Shoshin and the Art of Learning

“In the beginner’s mind there are many possibilities, but in the expert’s mind there a few.” - Shunryu Suzuki

In the digital age, we are seeing a far greater push to be relevant -  to have all the answers.  This new climate inevitably puts us in a position of always trying to prove what we already know, in place of assuming we know little.

Shoshin, or the Zen concept of ‘Beginner’s Mind’, represents the ability to embrace the curiosity to always seek out what we have yet to learn.  With the beginner’s mind, we open ourselves up to new possibilities and perspectives, especially the one’s that may conflict with beliefs we’ve inherited.

In Martial Arts, we call this the White Belt mind, symbolizing the identity of the beginning practitioner, eager to learn anything and everything.  As we progress through life, the key is to maintain that vigor for learning, regardless of how much information we’ve gathered.

In fact, it is more crucial that the seasoned professional be open to relearning, more than the beginner.  Our bandwidth for new information has shrunk, and the likelihood that we’ll identify something that can complete transform us shrinks as well.  For this reason, we must be even more open to listening, studying and learning from those around us.  Last year, we shared our four rules on how to maintain the white belt mind.  These harmonize with the concept of Shoshin.


Be the Proverbial Student
Never stop learning.  Never assume you have all the answers.  Always assume you have something to learn from everyone.  Always be prepared to lose and learn from anyone, regardless of their age, education or cultural heritage.


Embrace pain in the name of growth
Pain is a necessary component to growth.  The strained muscle adapts and grows.  The heart that is exercised beats stronger.  The failed plan becomes a predictable lesson for future endeavors.  The fist of 10,000 punches is like iron.

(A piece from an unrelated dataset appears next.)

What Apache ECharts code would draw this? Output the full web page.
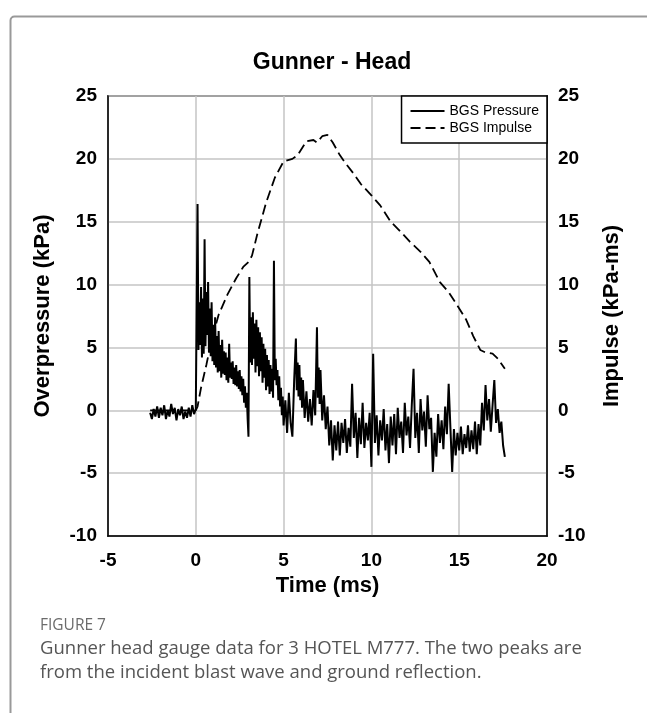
<!DOCTYPE html>
<html>
<head>
<meta charset="utf-8">
<script src="https://cdn.jsdelivr.net/npm/echarts@6/dist/echarts.min.js"></script>
<style>
html,body{margin:0;padding:0;background:#fff;}
#chart{width:647px;height:713px;}
</style>
</head>
<body>
<div id="chart"></div>
<script>
var titleText = 'Gunner - Head';
var xName = 'Time (ms)';
var yLeftName = 'Overpressure (kPa)';
var yRightName = 'Impulse (kPa-ms)';
var seriesNames = ['BGS Pressure', 'BGS Impulse'];
var captionLabel = 'FIGURE 7';
var captionLines = ['Gunner head gauge data for 3 HOTEL M777. The two peaks are', 'from the incident blast wave and ground reflection.'];
var xTicks = [-5, 0, 5, 10, 15, 20];
var yTicks = [-10, -5, 0, 5, 10, 15, 20, 25];

// BGS Pressure [time ms, kPa]
var pressure = [
[-2.6,-0.2],[-2.5,-0.7],[-2.4,0.1],[-2.3,-0.5],[-2.2,0.3],[-2.1,-0.6],[-2.0,0.2],[-1.9,-0.4],[-1.8,0.4],[-1.7,-0.7],
[-1.6,0.0],[-1.5,-0.5],[-1.4,0.5],[-1.3,-0.3],[-1.2,0.2],[-1.1,-0.8],[-1.0,0.1],[-0.9,-0.4],[-0.8,0.3],[-0.7,-0.7],
[-0.6,-0.1],[-0.5,-0.6],[-0.4,0.2],[-0.3,-0.5],[-0.2,0.4],[-0.1,-0.3],[0.0,0.1],
[0.1,16.4],[0.15,4.8],[0.2,8.6],[0.25,5.2],[0.3,9.8],[0.35,4.2],[0.4,8.9],[0.45,4.5],[0.5,13.6],[0.55,5.1],[0.6,9.4],[0.65,6.0],[0.7,10.2],[0.75,4.6],[0.8,8.1],[0.85,4.3],[0.9,8.6],[0.95,3.9],[1.0,6.8],
[1.05,3.6],[1.1,7.4],[1.15,3.4],[1.2,5.9],[1.25,3.0],[1.3,6.3],[1.35,3.1],[1.4,5.2],[1.45,2.6],[1.5,5.6],[1.55,2.9],[1.6,4.7],[1.65,2.8],[1.7,4.6],[1.75,2.4],[1.8,4.2],[1.85,2.2],[1.9,5.3],[1.95,2.6],[2.0,3.8],
[2.05,2.5],[2.1,3.9],[2.15,2.1],[2.2,3.4],[2.25,2.0],[2.3,3.6],[2.35,1.9],[2.4,3.1],[2.45,1.7],[2.5,3.2],[2.55,1.5],[2.6,2.7],[2.65,1.2],[2.7,2.5],[2.75,0.6],[2.8,1.9],[2.85,0.2],[2.9,1.4],[2.95,-0.6],[3.0,-2.1],
[3.05,10.6],[3.1,3.8],[3.15,7.4],[3.2,3.6],[3.25,7.8],[3.3,4.1],[3.35,6.9],[3.4,3.0],[3.45,7.2],[3.5,3.5],[3.55,6.6],[3.6,2.7],[3.65,6.2],[3.7,3.1],[3.75,5.8],[3.8,2.2],[3.85,5.3],[3.9,2.6],[3.95,4.9],[4.0,1.6],
[4.05,4.4],[4.1,1.9],[4.15,4.0],[4.2,1.3],[4.25,3.6],[4.3,1.5],[4.35,3.3],[4.4,1.0],[4.45,11.9],[4.5,2.4],[4.55,4.1],[4.6,2.0],[4.65,3.2],[4.7,0.8],[4.75,2.7],[4.8,0.3],[4.85,1.8],[4.9,-0.4],[4.95,1.1],[5.0,-1.2],
[5.1,0.8],[5.2,-1.8],[5.3,1.4],[5.4,-1.0],[5.5,-2.1],[5.6,2.3],[5.7,5.7],[5.75,1.6],[5.8,3.8],[5.85,1.1],[5.9,3.6],[5.95,0.8],[6.0,2.6],[6.05,0.2],
[6.1,2.4],[6.2,-0.6],[6.3,1.5],[6.4,-0.9],[6.5,0.9],[6.6,-1.2],[6.7,1.6],[6.8,-0.4],[6.9,6.6],[6.95,1.0],[7.0,3.4],[7.05,0.5],
[7.1,3.2],[7.2,-0.8],[7.3,1.2],[7.4,-1.5],[7.5,0.3],[7.6,-2.8],[7.7,-0.8],[7.8,-4.0],[7.9,-1.2],[8.0,-3.2],
[8.1,-0.9],[8.2,-3.6],[8.3,-1.0],[8.4,-2.6],[8.5,-0.7],[8.6,-3.4],[8.7,-1.4],[8.8,-2.9],[8.9,2.1],[9.0,-2.2],
[9.1,-0.2],[9.2,-3.8],[9.3,-0.6],[9.4,-2.7],[9.5,0.6],[9.6,-3.0],[9.7,-1.0],[9.8,-2.4],[9.9,-0.2],[10.0,-4.5],
[10.1,4.5],[10.2,-2.6],[10.3,-0.4],[10.4,-3.6],[10.5,-0.8],[10.6,-2.4],[10.7,0.1],[10.8,-3.2],[10.9,-1.1],[11.0,-4.2],
[11.1,-0.5],[11.2,-2.8],[11.3,-0.3],[11.4,-3.5],[11.5,0.2],[11.6,-2.2],[11.7,-0.9],[11.8,-3.4],[11.9,0.6],[12.0,-2.0],
[12.1,-0.5],[12.2,-3.0],[12.3,0.4],[12.4,3.3],[12.5,-2.2],[12.6,-0.2],[12.7,-3.4],[12.8,0.9],[12.9,-1.6],[13.0,-0.1],
[13.1,-2.9],[13.2,1.2],[13.3,-1.5],[13.4,-0.6],[13.5,-4.9],[13.6,-1.8],[13.7,-3.7],[13.8,-0.3],[13.9,-2.6],[14.0,-0.8],
[14.1,-3.1],[14.2,0.3],[14.3,-1.9],[14.4,2.1],[14.5,-1.4],[14.6,-4.9],[14.7,-1.5],[14.8,-3.6],[14.9,-1.8],[15.0,-3.2],
[15.1,-1.3],[15.2,-3.5],[15.3,-1.9],[15.4,-3.0],[15.5,-1.2],[15.6,-3.3],[15.7,-1.6],[15.8,-3.1],[15.9,-0.9],[16.0,-3.5],
[16.1,-1.1],[16.2,-2.8],[16.3,0.6],[16.4,-1.6],[16.5,2.0],[16.6,-0.8],[16.7,0.9],[16.8,-1.7],[16.9,0.4],[17.0,2.4],
[17.1,-1.0],[17.2,0.1],[17.3,-1.8],[17.4,-0.9],[17.5,-2.8],[17.6,-3.7]
];

// BGS Impulse [time ms, kPa-ms]
var impulse = [
[-2.6,0],[-1.0,0],[0.0,0],[0.1,0.3],[0.3,1.8],[0.6,3.6],[0.9,5.6],[1.3,7.6],[1.8,9.2],[2.3,10.5],
[2.7,11.4],[3.0,11.8],[3.2,12.3],[3.5,14.0],[4.0,16.5],[4.5,18.5],[5.0,19.8],[5.5,20.0],[5.8,20.3],[6.3,21.4],
[6.7,21.5],[6.9,21.3],[7.2,21.8],[7.5,21.9],[7.8,21.3],[8.2,20.3],[8.5,19.7],[9.0,18.8],[9.4,18.0],[10.0,17.1],
[10.5,16.3],[11.1,15.0],[11.6,14.3],[12.2,13.4],[12.8,12.6],[13.3,11.8],[13.9,10.2],[14.4,9.4],[15.0,8.1],[15.4,7.2],
[15.8,5.9],[16.2,4.8],[16.5,4.6],[16.9,4.5],[17.2,4.1],[17.6,3.3]
];

var FONT = '"Liberation Sans", Arial, sans-serif';
var chart = echarts.init(document.getElementById('chart'), null, {renderer: 'canvas'});

var tickLabel = {color: '#000', fontFamily: FONT, fontWeight: 'bold', fontSize: 19};
var nameStyle = {color: '#000', fontFamily: FONT, fontWeight: 'bold', fontSize: 22};

chart.setOption({
  animation: false,
  backgroundColor: '#fff',
  title: {
    text: titleText, left: 327, top: 46, textAlign: 'center',
    textStyle: {fontFamily: FONT, fontWeight: 'bold', fontSize: 23, color: '#000'}
  },
  grid: {left: 108, right: 100, top: 96, bottom: 177, show: true, borderColor: '#000', borderWidth: 1.5, backgroundColor: 'transparent'},
  legend: {
    orient: 'vertical', right: 100, top: 96,
    backgroundColor: '#fff', borderColor: '#000', borderWidth: 1.5, borderRadius: 0,
    padding: [8, 8, 8, 8], itemWidth: 34, itemHeight: 14, itemGap: 3,
    textStyle: {fontFamily: FONT, fontSize: 14, color: '#000'},
    itemStyle: {opacity: 0},
    data: seriesNames
  },
  xAxis: {
    type: 'value', min: xTicks[0], max: xTicks[xTicks.length - 1], interval: 5,
    name: xName, nameLocation: 'middle', nameGap: 36, nameTextStyle: nameStyle,
    axisLine: {show: true, onZero: false, lineStyle: {color: '#000', width: 1.5}},
    axisTick: {show: false},
    axisLabel: Object.assign({margin: 15}, tickLabel),
    splitLine: {show: true, lineStyle: {color: '#c4c4c4', width: 1.5}}
  },
  yAxis: [{
    type: 'value', min: yTicks[0], max: yTicks[yTicks.length - 1], interval: 5,
    name: yLeftName, nameLocation: 'middle', nameGap: 54, nameRotate: 90, nameTextStyle: nameStyle,
    axisLine: {show: true, onZero: false, lineStyle: {color: '#000', width: 1.5}},
    axisTick: {show: false},
    axisLabel: Object.assign({margin: 11}, tickLabel),
    splitLine: {show: true, lineStyle: {color: '#c4c4c4', width: 1.5}}
  }, {
    type: 'value', position: 'right', min: yTicks[0], max: yTicks[yTicks.length - 1], interval: 5,
    name: yRightName, nameLocation: 'middle', nameGap: 54, nameRotate: 90, nameTextStyle: nameStyle,
    axisLine: {show: true, onZero: false, lineStyle: {color: '#000', width: 1.5}},
    axisTick: {show: false},
    axisLabel: Object.assign({margin: 11}, tickLabel),
    splitLine: {show: false}
  }],
  series: [{
    name: seriesNames[0], type: 'line', yAxisIndex: 0, data: pressure,
    symbol: 'none', sampling: null, smooth: false,
    lineStyle: {color: '#000', width: 2}, itemStyle: {color: '#000'}, z: 3
  }, {
    name: seriesNames[1], type: 'line', yAxisIndex: 1, data: impulse,
    symbol: 'none', smooth: false,
    lineStyle: {color: '#000', width: 1.8, type: [10, 5]}, itemStyle: {color: '#000'}, z: 2
  }],
  graphic: [
    {type: 'rect', left: 8, top: 14, shape: {width: 700, height: 800, r: 4}, style: {fill: 'none', stroke: '#999', lineWidth: 2}, z: -1, silent: true},
    {type: 'text', left: 40, top: 618, style: {text: captionLabel, fill: '#6b6b6b', font: '15.5px "Open Sans", sans-serif'}},
    {type: 'text', left: 40, top: 639, style: {text: captionLines[0], fill: '#555', font: '18.5px "Open Sans", sans-serif'}},
    {type: 'text', left: 40, top: 663, style: {text: captionLines[1], fill: '#555', font: '18.5px "Open Sans", sans-serif'}}
  ]
});
</script>
</body>
</html>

Value necessity over popularity
Popularity will come and go, and is rarely adaptable.  A technique in the fighting arts might look flashy, but have no necessity in a fight.   Necessity is as adaptable as they come.  To do work that is of necessity is to have the identity of the Problem Solver.  When you are committed to solving interesting problems for many, you will be a necessity.  When you are interested in doing what will get you attention, you will be a fad.  Necessity also pushes us to constantly learn.  As the needs of our environment change, so must our own abilities and perspective.

Let go of your fear of time
Too often we allow fears of time to rule our decisions.  “It will take too much time” “There’s not enough time.” “I’m too old.” “I’m too young.” To be the proverbial beginner, you must let go of time.  Be patient enough to do a thing well.  Be ambitious enough to optimize and move quickly when needed.